• [Instructions for the task]: Copy each line below that contains "this".

• [Supplied data]:
========================================================================

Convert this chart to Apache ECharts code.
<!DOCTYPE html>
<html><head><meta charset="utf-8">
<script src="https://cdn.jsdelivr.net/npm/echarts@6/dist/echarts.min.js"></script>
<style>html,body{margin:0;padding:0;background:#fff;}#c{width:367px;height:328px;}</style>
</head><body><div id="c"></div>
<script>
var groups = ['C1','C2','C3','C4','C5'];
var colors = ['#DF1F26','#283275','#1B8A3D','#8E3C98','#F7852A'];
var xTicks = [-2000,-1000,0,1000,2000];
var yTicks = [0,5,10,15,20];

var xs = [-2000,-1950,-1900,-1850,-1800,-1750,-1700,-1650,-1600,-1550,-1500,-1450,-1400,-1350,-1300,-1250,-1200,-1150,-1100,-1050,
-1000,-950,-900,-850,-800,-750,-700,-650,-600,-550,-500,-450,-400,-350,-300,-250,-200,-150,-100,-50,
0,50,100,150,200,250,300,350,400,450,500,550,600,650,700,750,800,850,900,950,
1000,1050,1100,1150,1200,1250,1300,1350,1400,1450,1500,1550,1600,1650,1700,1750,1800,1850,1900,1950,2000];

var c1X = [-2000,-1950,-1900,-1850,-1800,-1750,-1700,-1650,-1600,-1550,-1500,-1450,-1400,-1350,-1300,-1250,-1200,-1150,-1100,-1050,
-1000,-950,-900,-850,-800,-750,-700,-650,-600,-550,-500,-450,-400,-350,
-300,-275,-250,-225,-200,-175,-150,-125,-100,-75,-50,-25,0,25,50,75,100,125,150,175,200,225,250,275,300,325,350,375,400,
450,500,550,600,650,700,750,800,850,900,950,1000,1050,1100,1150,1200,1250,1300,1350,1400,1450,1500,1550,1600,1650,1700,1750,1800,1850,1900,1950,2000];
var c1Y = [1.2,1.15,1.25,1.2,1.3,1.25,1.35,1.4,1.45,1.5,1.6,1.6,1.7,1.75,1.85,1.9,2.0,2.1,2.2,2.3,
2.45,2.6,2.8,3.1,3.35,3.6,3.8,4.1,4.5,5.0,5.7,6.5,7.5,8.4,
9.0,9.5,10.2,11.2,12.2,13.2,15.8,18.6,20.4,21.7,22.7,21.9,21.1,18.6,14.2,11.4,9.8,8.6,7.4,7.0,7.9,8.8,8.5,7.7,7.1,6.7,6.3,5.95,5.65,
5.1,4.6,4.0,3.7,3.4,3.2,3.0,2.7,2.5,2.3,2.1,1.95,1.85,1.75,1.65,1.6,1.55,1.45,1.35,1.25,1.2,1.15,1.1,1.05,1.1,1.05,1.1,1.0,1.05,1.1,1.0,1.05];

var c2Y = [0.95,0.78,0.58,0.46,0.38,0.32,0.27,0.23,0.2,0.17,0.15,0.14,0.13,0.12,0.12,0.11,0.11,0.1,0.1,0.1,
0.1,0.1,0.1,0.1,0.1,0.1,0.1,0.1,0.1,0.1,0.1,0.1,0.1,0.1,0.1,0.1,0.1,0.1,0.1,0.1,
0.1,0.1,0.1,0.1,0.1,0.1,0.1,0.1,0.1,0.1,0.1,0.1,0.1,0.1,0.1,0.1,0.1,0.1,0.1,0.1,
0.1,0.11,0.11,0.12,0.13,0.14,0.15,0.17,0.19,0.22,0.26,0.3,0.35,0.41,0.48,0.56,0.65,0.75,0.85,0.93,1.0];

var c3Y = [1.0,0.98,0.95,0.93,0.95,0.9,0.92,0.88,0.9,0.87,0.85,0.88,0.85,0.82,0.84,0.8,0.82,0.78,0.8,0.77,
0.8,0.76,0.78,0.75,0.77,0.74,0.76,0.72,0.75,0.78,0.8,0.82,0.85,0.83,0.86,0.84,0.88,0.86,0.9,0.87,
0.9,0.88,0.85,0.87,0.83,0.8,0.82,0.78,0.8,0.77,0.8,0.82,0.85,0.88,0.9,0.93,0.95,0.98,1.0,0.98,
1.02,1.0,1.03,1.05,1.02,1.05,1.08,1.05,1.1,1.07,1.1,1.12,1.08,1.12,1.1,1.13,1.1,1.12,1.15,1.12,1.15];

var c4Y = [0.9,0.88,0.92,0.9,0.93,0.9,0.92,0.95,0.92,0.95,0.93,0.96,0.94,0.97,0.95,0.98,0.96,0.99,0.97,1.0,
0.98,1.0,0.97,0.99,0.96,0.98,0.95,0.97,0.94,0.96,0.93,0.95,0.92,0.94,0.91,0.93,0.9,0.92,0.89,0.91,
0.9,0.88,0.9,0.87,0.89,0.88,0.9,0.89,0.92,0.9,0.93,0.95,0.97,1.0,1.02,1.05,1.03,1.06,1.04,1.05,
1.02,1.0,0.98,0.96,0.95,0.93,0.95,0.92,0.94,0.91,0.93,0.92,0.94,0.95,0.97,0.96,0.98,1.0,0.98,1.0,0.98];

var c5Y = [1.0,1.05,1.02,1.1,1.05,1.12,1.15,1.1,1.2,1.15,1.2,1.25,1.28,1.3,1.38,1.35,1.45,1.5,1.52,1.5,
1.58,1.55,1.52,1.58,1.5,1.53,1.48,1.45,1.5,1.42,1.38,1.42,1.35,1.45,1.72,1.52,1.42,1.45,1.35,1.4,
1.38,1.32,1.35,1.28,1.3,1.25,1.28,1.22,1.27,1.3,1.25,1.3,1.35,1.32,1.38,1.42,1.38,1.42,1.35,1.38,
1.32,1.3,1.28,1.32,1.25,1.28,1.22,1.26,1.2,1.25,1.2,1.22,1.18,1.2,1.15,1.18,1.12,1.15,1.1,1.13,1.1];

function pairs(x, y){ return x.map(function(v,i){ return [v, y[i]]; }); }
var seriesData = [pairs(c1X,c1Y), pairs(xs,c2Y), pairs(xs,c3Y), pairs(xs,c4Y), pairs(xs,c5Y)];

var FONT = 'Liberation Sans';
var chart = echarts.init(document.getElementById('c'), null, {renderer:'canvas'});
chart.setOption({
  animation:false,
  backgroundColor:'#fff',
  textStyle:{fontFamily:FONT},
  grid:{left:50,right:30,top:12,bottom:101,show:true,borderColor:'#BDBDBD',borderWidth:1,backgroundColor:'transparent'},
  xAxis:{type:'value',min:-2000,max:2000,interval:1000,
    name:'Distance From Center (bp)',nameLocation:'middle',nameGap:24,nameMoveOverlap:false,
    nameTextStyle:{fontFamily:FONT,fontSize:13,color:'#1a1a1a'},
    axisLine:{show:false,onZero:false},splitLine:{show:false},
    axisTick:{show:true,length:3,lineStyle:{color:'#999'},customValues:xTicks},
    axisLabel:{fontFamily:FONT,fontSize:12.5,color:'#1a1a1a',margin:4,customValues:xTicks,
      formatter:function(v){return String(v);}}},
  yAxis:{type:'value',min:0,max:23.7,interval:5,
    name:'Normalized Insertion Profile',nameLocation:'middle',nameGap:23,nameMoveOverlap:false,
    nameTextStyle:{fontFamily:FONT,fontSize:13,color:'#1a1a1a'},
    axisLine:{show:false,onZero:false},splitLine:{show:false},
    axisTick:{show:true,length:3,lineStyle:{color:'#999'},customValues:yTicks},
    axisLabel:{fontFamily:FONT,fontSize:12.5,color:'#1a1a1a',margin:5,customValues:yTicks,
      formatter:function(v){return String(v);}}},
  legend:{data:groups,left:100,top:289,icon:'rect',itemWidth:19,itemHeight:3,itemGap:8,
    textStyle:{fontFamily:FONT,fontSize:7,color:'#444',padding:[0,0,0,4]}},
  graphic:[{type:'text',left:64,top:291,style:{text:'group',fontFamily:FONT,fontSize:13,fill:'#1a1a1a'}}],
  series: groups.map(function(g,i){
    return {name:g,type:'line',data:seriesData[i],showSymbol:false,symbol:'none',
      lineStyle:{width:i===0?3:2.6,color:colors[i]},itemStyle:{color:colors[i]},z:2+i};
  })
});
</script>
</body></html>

========================================================================

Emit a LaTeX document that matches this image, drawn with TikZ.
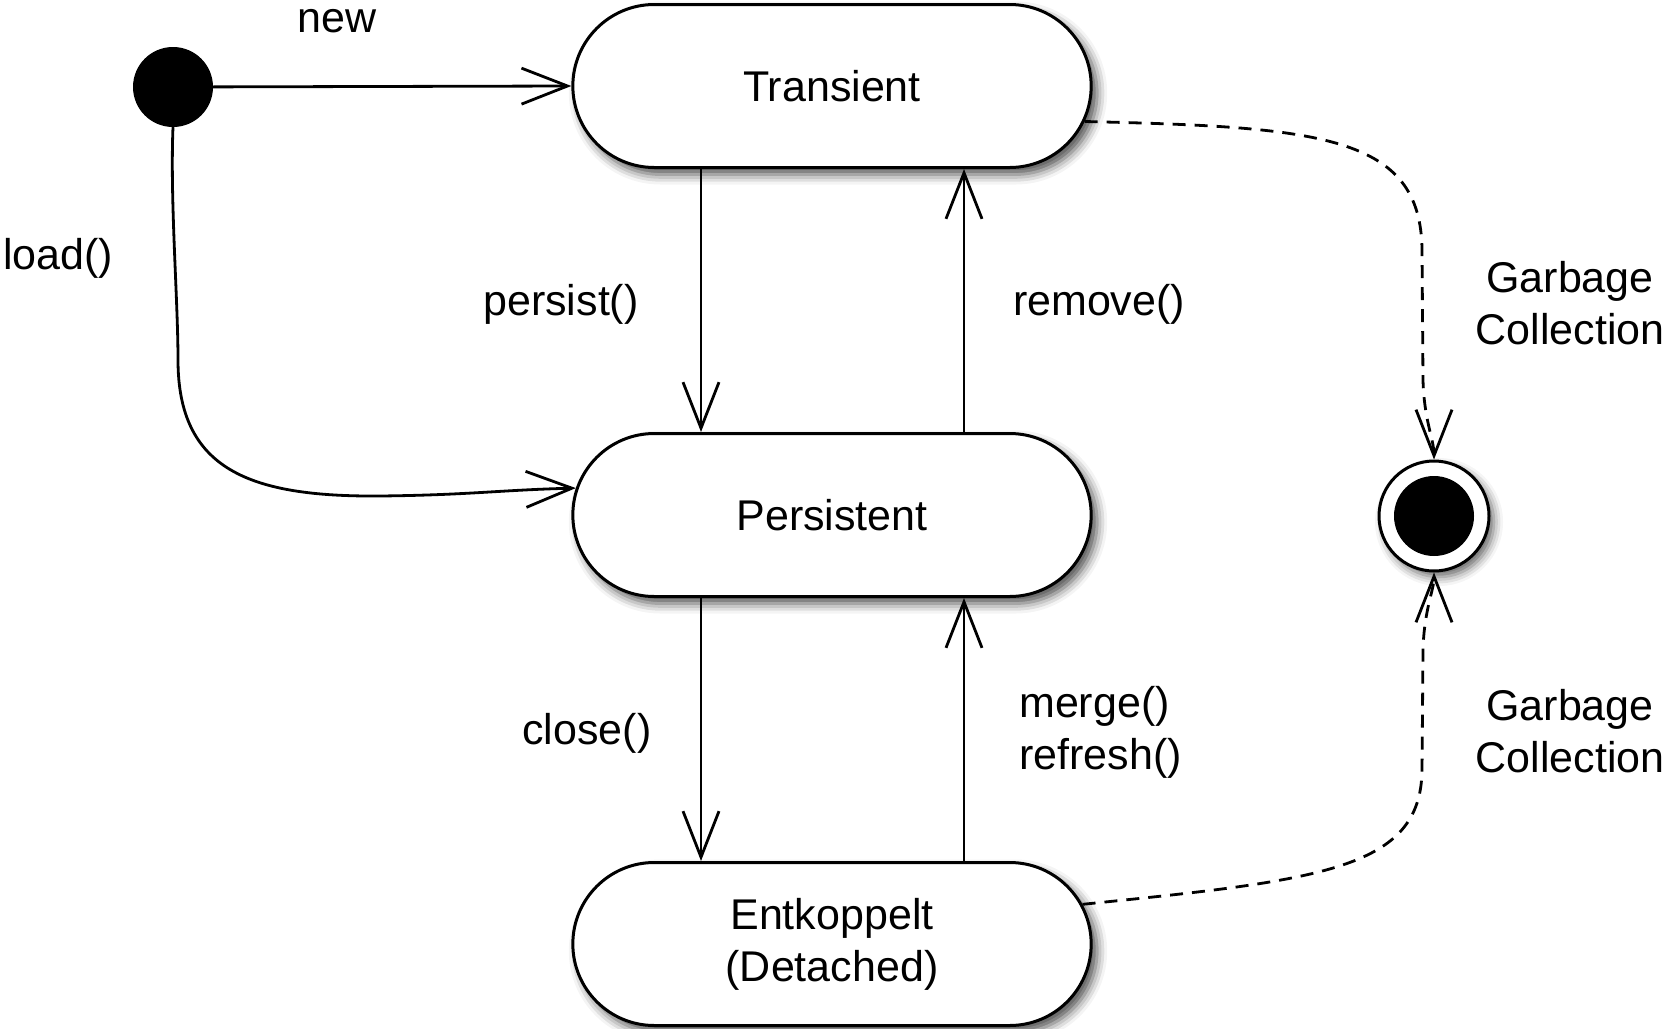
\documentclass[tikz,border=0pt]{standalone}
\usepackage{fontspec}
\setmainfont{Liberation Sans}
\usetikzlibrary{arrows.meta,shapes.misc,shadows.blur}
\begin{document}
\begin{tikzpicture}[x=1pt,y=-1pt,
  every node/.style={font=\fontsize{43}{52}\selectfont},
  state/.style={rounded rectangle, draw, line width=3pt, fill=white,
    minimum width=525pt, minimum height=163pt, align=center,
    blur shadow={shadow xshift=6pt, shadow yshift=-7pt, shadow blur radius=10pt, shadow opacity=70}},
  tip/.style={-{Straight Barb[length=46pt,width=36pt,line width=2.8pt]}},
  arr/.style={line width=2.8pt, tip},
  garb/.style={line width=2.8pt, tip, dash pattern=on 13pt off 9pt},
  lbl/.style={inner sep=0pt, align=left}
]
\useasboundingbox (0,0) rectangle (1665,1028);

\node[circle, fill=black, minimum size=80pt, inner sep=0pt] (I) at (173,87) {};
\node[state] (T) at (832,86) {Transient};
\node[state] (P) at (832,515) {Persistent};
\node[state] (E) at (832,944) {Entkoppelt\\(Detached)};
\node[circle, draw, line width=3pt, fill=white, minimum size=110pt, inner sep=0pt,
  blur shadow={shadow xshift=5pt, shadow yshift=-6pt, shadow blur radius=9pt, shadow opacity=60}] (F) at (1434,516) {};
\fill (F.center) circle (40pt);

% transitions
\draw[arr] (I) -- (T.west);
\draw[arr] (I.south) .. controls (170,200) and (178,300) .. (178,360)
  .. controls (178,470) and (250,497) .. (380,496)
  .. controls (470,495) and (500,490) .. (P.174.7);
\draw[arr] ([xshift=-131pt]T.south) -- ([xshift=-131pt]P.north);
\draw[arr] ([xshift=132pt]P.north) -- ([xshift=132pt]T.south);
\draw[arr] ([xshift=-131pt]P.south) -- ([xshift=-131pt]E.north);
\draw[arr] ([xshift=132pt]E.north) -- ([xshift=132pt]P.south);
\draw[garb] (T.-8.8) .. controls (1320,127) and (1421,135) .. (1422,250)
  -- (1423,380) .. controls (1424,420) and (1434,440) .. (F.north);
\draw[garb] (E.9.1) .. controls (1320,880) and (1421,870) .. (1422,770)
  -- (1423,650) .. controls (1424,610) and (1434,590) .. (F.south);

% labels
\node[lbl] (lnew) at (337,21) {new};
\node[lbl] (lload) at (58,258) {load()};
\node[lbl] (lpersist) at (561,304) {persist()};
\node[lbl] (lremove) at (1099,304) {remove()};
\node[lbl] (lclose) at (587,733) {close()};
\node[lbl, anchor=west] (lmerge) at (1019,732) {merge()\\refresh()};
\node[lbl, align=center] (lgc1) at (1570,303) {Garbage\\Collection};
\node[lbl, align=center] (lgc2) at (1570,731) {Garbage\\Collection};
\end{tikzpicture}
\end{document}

========================================================================

• [Task solution]:
Convert this chart to Apache ECharts code.
Emit a LaTeX document that matches this image, drawn with TikZ.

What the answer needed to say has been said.